In the records below, find the line with "Rebuild this chart" and the line with "0.0118, 0.0088, 0.0068, 0.0052, 0.0040, 0.0031, 0.0025, 0.0020]"; return exactly those lines and every line between them.

DATA ENTRIES:
= = =

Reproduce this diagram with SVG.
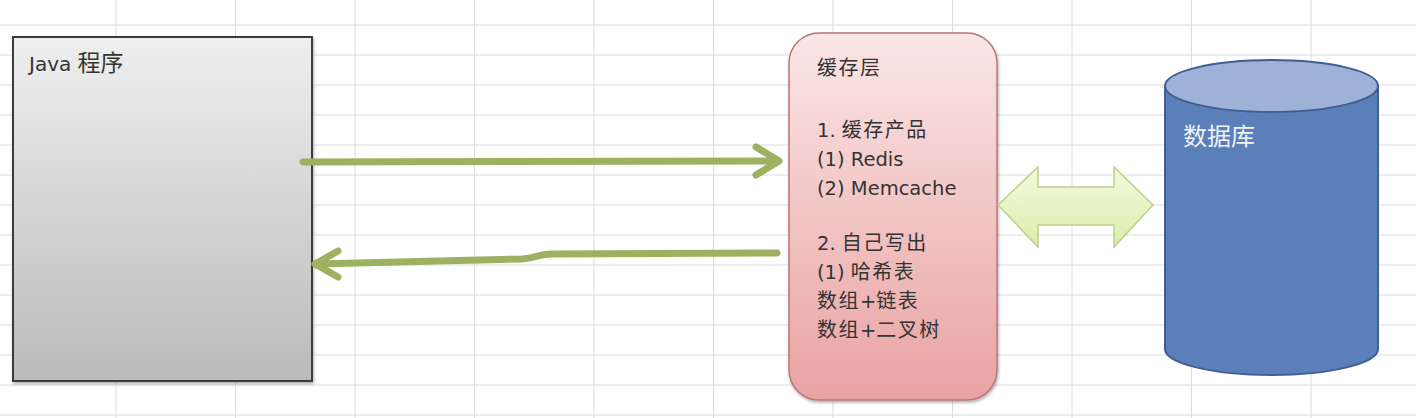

= = =

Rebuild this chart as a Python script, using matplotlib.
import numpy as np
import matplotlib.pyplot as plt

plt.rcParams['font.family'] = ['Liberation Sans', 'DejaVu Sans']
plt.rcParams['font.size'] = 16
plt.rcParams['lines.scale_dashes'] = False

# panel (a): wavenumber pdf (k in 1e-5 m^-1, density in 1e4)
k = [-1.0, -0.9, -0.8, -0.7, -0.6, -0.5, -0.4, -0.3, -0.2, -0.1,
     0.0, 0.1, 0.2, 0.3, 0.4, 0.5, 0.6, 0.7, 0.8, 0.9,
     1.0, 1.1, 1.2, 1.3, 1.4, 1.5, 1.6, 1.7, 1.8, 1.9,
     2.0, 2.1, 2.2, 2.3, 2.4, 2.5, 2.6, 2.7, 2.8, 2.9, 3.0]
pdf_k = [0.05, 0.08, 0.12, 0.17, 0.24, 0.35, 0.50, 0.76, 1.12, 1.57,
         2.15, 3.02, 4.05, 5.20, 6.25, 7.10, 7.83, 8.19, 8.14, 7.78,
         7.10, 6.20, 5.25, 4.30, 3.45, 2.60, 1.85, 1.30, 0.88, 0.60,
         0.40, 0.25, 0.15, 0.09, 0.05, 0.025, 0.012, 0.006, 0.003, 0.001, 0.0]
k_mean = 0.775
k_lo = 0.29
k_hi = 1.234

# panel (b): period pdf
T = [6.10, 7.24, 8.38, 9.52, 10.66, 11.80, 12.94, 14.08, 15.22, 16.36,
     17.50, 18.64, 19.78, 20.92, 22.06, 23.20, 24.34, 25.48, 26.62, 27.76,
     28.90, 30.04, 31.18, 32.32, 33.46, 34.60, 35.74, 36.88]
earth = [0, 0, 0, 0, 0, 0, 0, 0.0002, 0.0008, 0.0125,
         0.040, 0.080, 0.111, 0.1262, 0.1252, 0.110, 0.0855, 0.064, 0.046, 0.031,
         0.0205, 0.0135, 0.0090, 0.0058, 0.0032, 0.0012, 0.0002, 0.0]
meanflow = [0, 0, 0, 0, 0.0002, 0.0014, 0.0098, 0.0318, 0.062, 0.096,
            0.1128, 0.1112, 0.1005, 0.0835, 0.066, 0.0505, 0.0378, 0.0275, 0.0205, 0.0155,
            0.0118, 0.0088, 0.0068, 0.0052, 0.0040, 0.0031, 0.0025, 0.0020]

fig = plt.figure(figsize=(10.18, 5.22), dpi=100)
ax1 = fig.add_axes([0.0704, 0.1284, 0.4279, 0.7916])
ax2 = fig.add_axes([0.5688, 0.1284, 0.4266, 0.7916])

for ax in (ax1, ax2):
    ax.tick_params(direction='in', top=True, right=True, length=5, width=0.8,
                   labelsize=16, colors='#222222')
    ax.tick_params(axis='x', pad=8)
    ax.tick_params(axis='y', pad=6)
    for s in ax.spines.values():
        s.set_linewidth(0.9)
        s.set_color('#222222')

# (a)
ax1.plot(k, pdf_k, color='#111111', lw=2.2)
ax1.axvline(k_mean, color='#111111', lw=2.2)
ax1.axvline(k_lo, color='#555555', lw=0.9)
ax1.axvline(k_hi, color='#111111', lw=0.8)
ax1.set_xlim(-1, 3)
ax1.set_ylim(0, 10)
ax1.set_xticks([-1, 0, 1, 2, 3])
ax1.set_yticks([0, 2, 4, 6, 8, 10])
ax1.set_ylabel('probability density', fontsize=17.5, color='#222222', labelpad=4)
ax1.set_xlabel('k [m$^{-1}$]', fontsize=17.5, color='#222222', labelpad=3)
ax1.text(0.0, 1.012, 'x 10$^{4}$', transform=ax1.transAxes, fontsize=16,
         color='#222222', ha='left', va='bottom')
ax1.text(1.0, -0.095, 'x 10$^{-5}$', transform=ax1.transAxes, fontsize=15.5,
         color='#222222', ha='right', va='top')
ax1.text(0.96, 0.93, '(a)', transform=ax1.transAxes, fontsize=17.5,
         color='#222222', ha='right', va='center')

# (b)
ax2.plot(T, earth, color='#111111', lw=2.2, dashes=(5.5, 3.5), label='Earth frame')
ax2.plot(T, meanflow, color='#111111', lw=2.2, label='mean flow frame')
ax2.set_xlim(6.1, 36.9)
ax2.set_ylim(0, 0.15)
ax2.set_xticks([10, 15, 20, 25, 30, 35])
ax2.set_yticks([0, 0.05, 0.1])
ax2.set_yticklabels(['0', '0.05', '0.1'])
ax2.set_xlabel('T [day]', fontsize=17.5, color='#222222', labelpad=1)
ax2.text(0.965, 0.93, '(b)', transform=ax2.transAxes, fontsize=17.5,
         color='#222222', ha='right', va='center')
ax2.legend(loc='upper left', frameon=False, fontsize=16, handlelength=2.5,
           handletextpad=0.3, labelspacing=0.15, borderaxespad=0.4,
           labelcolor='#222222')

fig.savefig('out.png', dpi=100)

= = =

FULL ANSWER:
Rebuild this chart as a Python script, using matplotlib.
import numpy as np
import matplotlib.pyplot as plt

plt.rcParams['font.family'] = ['Liberation Sans', 'DejaVu Sans']
plt.rcParams['font.size'] = 16
plt.rcParams['lines.scale_dashes'] = False

# panel (a): wavenumber pdf (k in 1e-5 m^-1, density in 1e4)
k = [-1.0, -0.9, -0.8, -0.7, -0.6, -0.5, -0.4, -0.3, -0.2, -0.1,
     0.0, 0.1, 0.2, 0.3, 0.4, 0.5, 0.6, 0.7, 0.8, 0.9,
     1.0, 1.1, 1.2, 1.3, 1.4, 1.5, 1.6, 1.7, 1.8, 1.9,
     2.0, 2.1, 2.2, 2.3, 2.4, 2.5, 2.6, 2.7, 2.8, 2.9, 3.0]
pdf_k = [0.05, 0.08, 0.12, 0.17, 0.24, 0.35, 0.50, 0.76, 1.12, 1.57,
         2.15, 3.02, 4.05, 5.20, 6.25, 7.10, 7.83, 8.19, 8.14, 7.78,
         7.10, 6.20, 5.25, 4.30, 3.45, 2.60, 1.85, 1.30, 0.88, 0.60,
         0.40, 0.25, 0.15, 0.09, 0.05, 0.025, 0.012, 0.006, 0.003, 0.001, 0.0]
k_mean = 0.775
k_lo = 0.29
k_hi = 1.234

# panel (b): period pdf
T = [6.10, 7.24, 8.38, 9.52, 10.66, 11.80, 12.94, 14.08, 15.22, 16.36,
     17.50, 18.64, 19.78, 20.92, 22.06, 23.20, 24.34, 25.48, 26.62, 27.76,
     28.90, 30.04, 31.18, 32.32, 33.46, 34.60, 35.74, 36.88]
earth = [0, 0, 0, 0, 0, 0, 0, 0.0002, 0.0008, 0.0125,
         0.040, 0.080, 0.111, 0.1262, 0.1252, 0.110, 0.0855, 0.064, 0.046, 0.031,
         0.0205, 0.0135, 0.0090, 0.0058, 0.0032, 0.0012, 0.0002, 0.0]
meanflow = [0, 0, 0, 0, 0.0002, 0.0014, 0.0098, 0.0318, 0.062, 0.096,
            0.1128, 0.1112, 0.1005, 0.0835, 0.066, 0.0505, 0.0378, 0.0275, 0.0205, 0.0155,
            0.0118, 0.0088, 0.0068, 0.0052, 0.0040, 0.0031, 0.0025, 0.0020]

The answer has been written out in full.